Comment

Aug 21, 2015wyenotgo rated this title 5 out of 5 stars
This is a truly spetacular book, the work of a devout believer who, despite his deep faith or perhaps because of it, feels compelled to explore the "story behind the story" of Christ's adult life, to worm his way inside the events leading up to the crucifixtion. It is by no means an easy read at the beginning, coming across somewhat like a protracted, confusing nightmare. The darkness begins to clear after a couple of chapters and the story takes over. I first read it in my late teens, at a time when I was trying to get my head around this business of religious faith, what & whom to believe, what it might mean to me personally, or whether any of it mattered at all. The book didn't answer any of those questions but I'm quite certain it contributed to my youthful, frivolous mind a measure of intellectual maturity that had been absent up to that point.
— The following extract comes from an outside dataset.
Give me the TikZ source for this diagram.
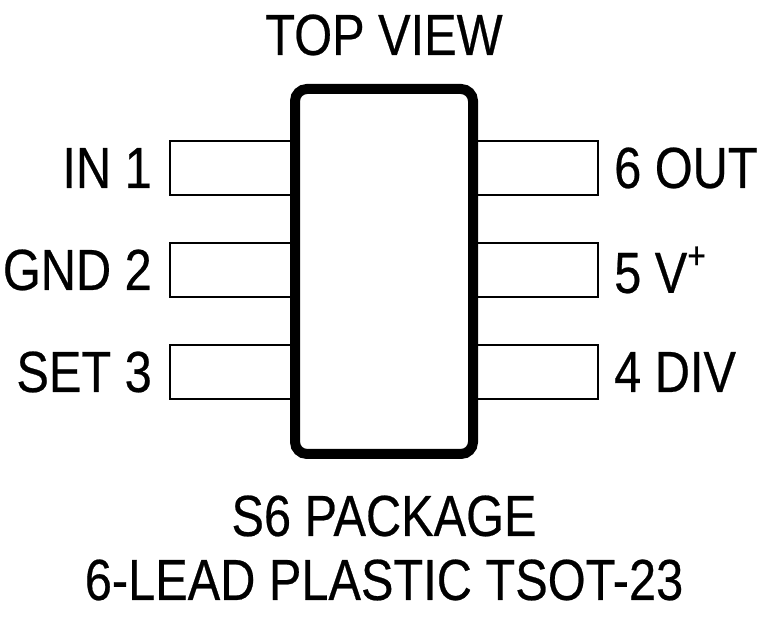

That alone is a lot to say for any book. When I read it again after many years and a good deal of living, the book struck me very differently, every bit as disturbing but a great deal more hopeful. That's an even more remarkable thing for the book to have achieved, given the fact that I personally no longer hold any religious beliefs at all, regarding it all as pure mythology of no consequence. Despite that, the book is still enthralling. Kazantzakis is without doubt one of the greatest writers of the past hundred years.